* [Data section]

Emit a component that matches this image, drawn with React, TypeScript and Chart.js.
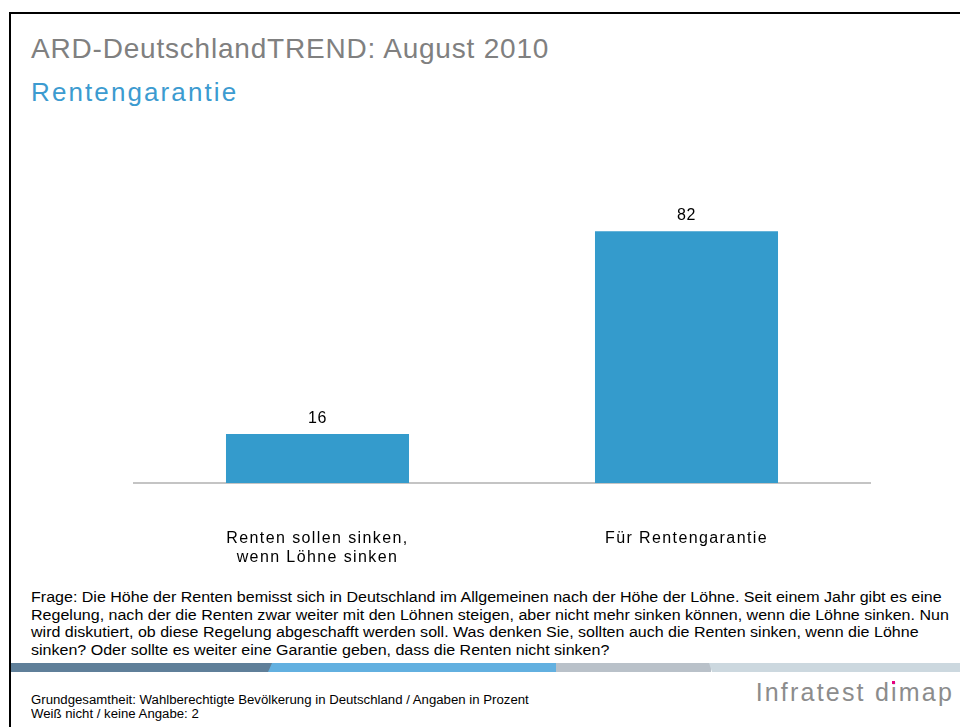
import React, { useEffect, useRef } from "react";
import { Chart, registerables } from "chart.js";

Chart.register(...registerables);

const title = "ARD-DeutschlandTREND: August 2010";
const subtitle = "Rentengarantie";
const categories: (string | string[])[] = [
  ["Renten sollen sinken,", "wenn Löhne sinken"],
  "Für Rentengarantie",
];
const values = [16, 82];
const questionLines = [
  "Frage: Die Höhe der Renten bemisst sich in Deutschland im Allgemeinen nach der Höhe der Löhne. Seit einem Jahr gibt es eine",
  "Regelung, nach der die Renten zwar weiter mit den Löhnen steigen, aber nicht mehr sinken können, wenn die Löhne sinken. Nun",
  "wird diskutiert, ob diese Regelung abgeschafft werden soll. Was denken Sie, sollten auch die Renten sinken, wenn die Löhne",
  "sinken? Oder sollte es weiter eine Garantie geben, dass die Renten nicht sinken?",
];
const footerLines = [
  "Grundgesamtheit: Wahlberechtigte Bevölkerung in Deutschland / Angaben in Prozent",
  "Weiß nicht / keine Angabe: 2",
];
const logoBefore = "Infratest d";
const logoI = "i";
const logoAfter = "map";

const FONT = "Arial, 'Liberation Sans', sans-serif";

const spacing = {
  id: "spacing",
  beforeDraw(chart: any) {
    chart.ctx.letterSpacing = "1.4px";
  },
};

const valueLabels = {
  id: "valueLabels",
  afterDatasetsDraw(chart: any) {
    const ctx = chart.ctx;
    const meta = chart.getDatasetMeta(0);
    ctx.save();
    ctx.letterSpacing = "0.5px";
    ctx.font = `16px ${FONT}`;
    ctx.fillStyle = "#000";
    ctx.textAlign = "center";
    ctx.textBaseline = "middle";
    meta.data.forEach((bar: any, i: number) => {
      ctx.fillText(String(values[i]), bar.x, bar.y - 15.5);
    });
    ctx.restore();
  },
};

export default function App() {
  const ref = useRef<HTMLCanvasElement>(null);
  useEffect(() => {
    const chart = new Chart(ref.current!, {
      type: "bar",
      data: {
        labels: categories,
        datasets: [
          {
            data: values,
            backgroundColor: "#349bcc",
            borderWidth: 0,
            categoryPercentage: 1,
            barPercentage: 0.496,
          },
        ],
      },
      options: {
        animation: false,
        responsive: false,
        maintainAspectRatio: false,
        layout: { padding: 0 },
        plugins: { legend: { display: false }, tooltip: { enabled: false } },
        scales: {
          x: {
            grid: { display: false, drawTicks: false },
            border: { display: true, color: "#c4c4c4", width: 2 },
            ticks: {
              color: "#000",
              font: { family: FONT, size: 16, lineHeight: 1.2 },
              padding: 46,
              maxRotation: 0,
              autoSkip: false,
            },
            afterFit: (s: any) => {
              s.height = 97;
            },
          },
          y: { display: false, min: 0, max: 100 },
        },
      },
      plugins: [spacing, valueLabels],
    });
    return () => chart.destroy();
  }, []);

  const abs = (o: React.CSSProperties): React.CSSProperties => ({ position: "absolute", ...o });

  return (
    <div style={{ position: "fixed", left: 0, top: 0, width: 960, height: 727, background: "#fff", overflow: "hidden", fontFamily: FONT }}>
      {/* frame */}
      <div style={abs({ left: 9, top: 12, width: 951, height: 2, background: "#000" })} />
      <div style={abs({ left: 9, top: 12, width: 2, height: 715, background: "#000" })} />
      {/* titles */}
      <div style={abs({ left: 31, top: 35, fontSize: 28, lineHeight: "28px", color: "#808080", letterSpacing: "0.8px", whiteSpace: "nowrap" })}>{title}</div>
      <div style={abs({ left: 31, top: 79, fontSize: 26, lineHeight: "26px", color: "#3c9bd0", letterSpacing: "2.1px", whiteSpace: "nowrap" })}>{subtitle}</div>
      {/* chart */}
      <canvas ref={ref} width={738} height={404} style={abs({ left: 133, top: 176, width: 738, height: 404 })} />
      {/* question */}
      <div style={abs({ left: 31, top: 589, fontSize: 14, lineHeight: "17.7px", color: "#000", transform: "scaleX(1.145)", transformOrigin: "0 0" })}>
        {questionLines.map((l, i) => (
          <div key={i} style={{ whiteSpace: "nowrap" }}>{l}</div>
        ))}
      </div>
      {/* stripes */}
      <div style={abs({ left: 11, top: 663, width: 262, height: 9, background: "#5f7f99", clipPath: "polygon(0 0, 100% 0, 98.5% 100%, 0 100%)" })} />
      <div style={abs({ left: 268, top: 663, width: 288, height: 9, background: "#62b0e0", clipPath: "polygon(1.4% 0, 100% 0, 100% 100%, 0 100%)" })} />
      <div style={abs({ left: 556, top: 663, width: 155, height: 9, background: "#b9c1c9" })} />
      <div style={abs({ left: 709, top: 663, width: 251, height: 9, background: "#ccd8df", clipPath: "polygon(0 0, 100% 0, 100% 100%, 1.2% 100%)" })} />
      {/* footer */}
      <div style={abs({ left: 31, top: 692.6, fontSize: 12, lineHeight: "14.5px", color: "#000", transform: "scaleX(1.1)", transformOrigin: "0 0" })}>
        {footerLines.map((l, i) => (
          <div key={i} style={{ whiteSpace: "nowrap" }}>{l}</div>
        ))}
      </div>
      <div style={abs({ right: 6, top: 680, fontSize: 25, lineHeight: "25px", color: "#8c8c8c", letterSpacing: "2.2px", whiteSpace: "nowrap", fontFamily: "'Liberation Sans Narrow', 'Arial Narrow', sans-serif" })}>
        {logoBefore}
        <span style={{ position: "relative" }}>
          {logoI}
          <span style={{ position: "absolute", left: 1, top: 3, width: 2.5, height: 3, background: "#e6007e" }} />
        </span>
        {logoAfter}
      </div>
    </div>
  );
}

* [Written problem] Write out the material above once more, exactly as it reads, with no pictures.

* [Correct answer]
Emit a component that matches this image, drawn with React, TypeScript and Chart.js.
import React, { useEffect, useRef } from "react";
import { Chart, registerables } from "chart.js";

Chart.register(...registerables);

const title = "ARD-DeutschlandTREND: August 2010";
const subtitle = "Rentengarantie";
const categories: (string | string[])[] = [
  ["Renten sollen sinken,", "wenn Löhne sinken"],
  "Für Rentengarantie",
];
const values = [16, 82];
const questionLines = [
  "Frage: Die Höhe der Renten bemisst sich in Deutschland im Allgemeinen nach der Höhe der Löhne. Seit einem Jahr gibt es eine",
  "Regelung, nach der die Renten zwar weiter mit den Löhnen steigen, aber nicht mehr sinken können, wenn die Löhne sinken. Nun",
  "wird diskutiert, ob diese Regelung abgeschafft werden soll. Was denken Sie, sollten auch die Renten sinken, wenn die Löhne",
  "sinken? Oder sollte es weiter eine Garantie geben, dass die Renten nicht sinken?",
];
const footerLines = [
  "Grundgesamtheit: Wahlberechtigte Bevölkerung in Deutschland / Angaben in Prozent",
  "Weiß nicht / keine Angabe: 2",
];
const logoBefore = "Infratest d";
const logoI = "i";
const logoAfter = "map";

const FONT = "Arial, 'Liberation Sans', sans-serif";

const spacing = {
  id: "spacing",
  beforeDraw(chart: any) {
    chart.ctx.letterSpacing = "1.4px";
  },
};

const valueLabels = {
  id: "valueLabels",
  afterDatasetsDraw(chart: any) {
    const ctx = chart.ctx;
    const meta = chart.getDatasetMeta(0);
    ctx.save();
    ctx.letterSpacing = "0.5px";
    ctx.font = `16px ${FONT}`;
    ctx.fillStyle = "#000";
    ctx.textAlign = "center";
    ctx.textBaseline = "middle";
    meta.data.forEach((bar: any, i: number) => {
      ctx.fillText(String(values[i]), bar.x, bar.y - 15.5);
    });
    ctx.restore();
  },
};

export default function App() {
  const ref = useRef<HTMLCanvasElement>(null);
  useEffect(() => {
    const chart = new Chart(ref.current!, {
      type: "bar",
      data: {
        labels: categories,
        datasets: [
          {
            data: values,
            backgroundColor: "#349bcc",
            borderWidth: 0,
            categoryPercentage: 1,
            barPercentage: 0.496,
          },
        ],
      },
      options: {
        animation: false,
        responsive: false,
        maintainAspectRatio: false,
        layout: { padding: 0 },
        plugins: { legend: { display: false }, tooltip: { enabled: false } },
        scales: {
          x: {
            grid: { display: false, drawTicks: false },
            border: { display: true, color: "#c4c4c4", width: 2 },
            ticks: {
              color: "#000",
              font: { family: FONT, size: 16, lineHeight: 1.2 },
              padding: 46,
              maxRotation: 0,
              autoSkip: false,
            },
            afterFit: (s: any) => {
              s.height = 97;
            },
          },
          y: { display: false, min: 0, max: 100 },
        },
      },
      plugins: [spacing, valueLabels],
    });
    return () => chart.destroy();
  }, []);

  const abs = (o: React.CSSProperties): React.CSSProperties => ({ position: "absolute", ...o });

  return (
    <div style={{ position: "fixed", left: 0, top: 0, width: 960, height: 727, background: "#fff", overflow: "hidden", fontFamily: FONT }}>
      {/* frame */}
      <div style={abs({ left: 9, top: 12, width: 951, height: 2, background: "#000" })} />
      <div style={abs({ left: 9, top: 12, width: 2, height: 715, background: "#000" })} />
      {/* titles */}
      <div style={abs({ left: 31, top: 35, fontSize: 28, lineHeight: "28px", color: "#808080", letterSpacing: "0.8px", whiteSpace: "nowrap" })}>{title}</div>
      <div style={abs({ left: 31, top: 79, fontSize: 26, lineHeight: "26px", color: "#3c9bd0", letterSpacing: "2.1px", whiteSpace: "nowrap" })}>{subtitle}</div>
      {/* chart */}
      <canvas ref={ref} width={738} height={404} style={abs({ left: 133, top: 176, width: 738, height: 404 })} />
      {/* question */}
      <div style={abs({ left: 31, top: 589, fontSize: 14, lineHeight: "17.7px", color: "#000", transform: "scaleX(1.145)", transformOrigin: "0 0" })}>
        {questionLines.map((l, i) => (
          <div key={i} style={{ whiteSpace: "nowrap" }}>{l}</div>
        ))}
      </div>
      {/* stripes */}
      <div style={abs({ left: 11, top: 663, width: 262, height: 9, background: "#5f7f99", clipPath: "polygon(0 0, 100% 0, 98.5% 100%, 0 100%)" })} />
      <div style={abs({ left: 268, top: 663, width: 288, height: 9, background: "#62b0e0", clipPath: "polygon(1.4% 0, 100% 0, 100% 100%, 0 100%)" })} />
      <div style={abs({ left: 556, top: 663, width: 155, height: 9, background: "#b9c1c9" })} />
      <div style={abs({ left: 709, top: 663, width: 251, height: 9, background: "#ccd8df", clipPath: "polygon(0 0, 100% 0, 100% 100%, 1.2% 100%)" })} />
      {/* footer */}
      <div style={abs({ left: 31, top: 692.6, fontSize: 12, lineHeight: "14.5px", color: "#000", transform: "scaleX(1.1)", transformOrigin: "0 0" })}>
        {footerLines.map((l, i) => (
          <div key={i} style={{ whiteSpace: "nowrap" }}>{l}</div>
        ))}
      </div>
      <div style={abs({ right: 6, top: 680, fontSize: 25, lineHeight: "25px", color: "#8c8c8c", letterSpacing: "2.2px", whiteSpace: "nowrap", fontFamily: "'Liberation Sans Narrow', 'Arial Narrow', sans-serif" })}>
        {logoBefore}
        <span style={{ position: "relative" }}>
          {logoI}
          <span style={{ position: "absolute", left: 1, top: 3, width: 2.5, height: 3, background: "#e6007e" }} />
        </span>
        {logoAfter}
      </div>
    </div>
  );
}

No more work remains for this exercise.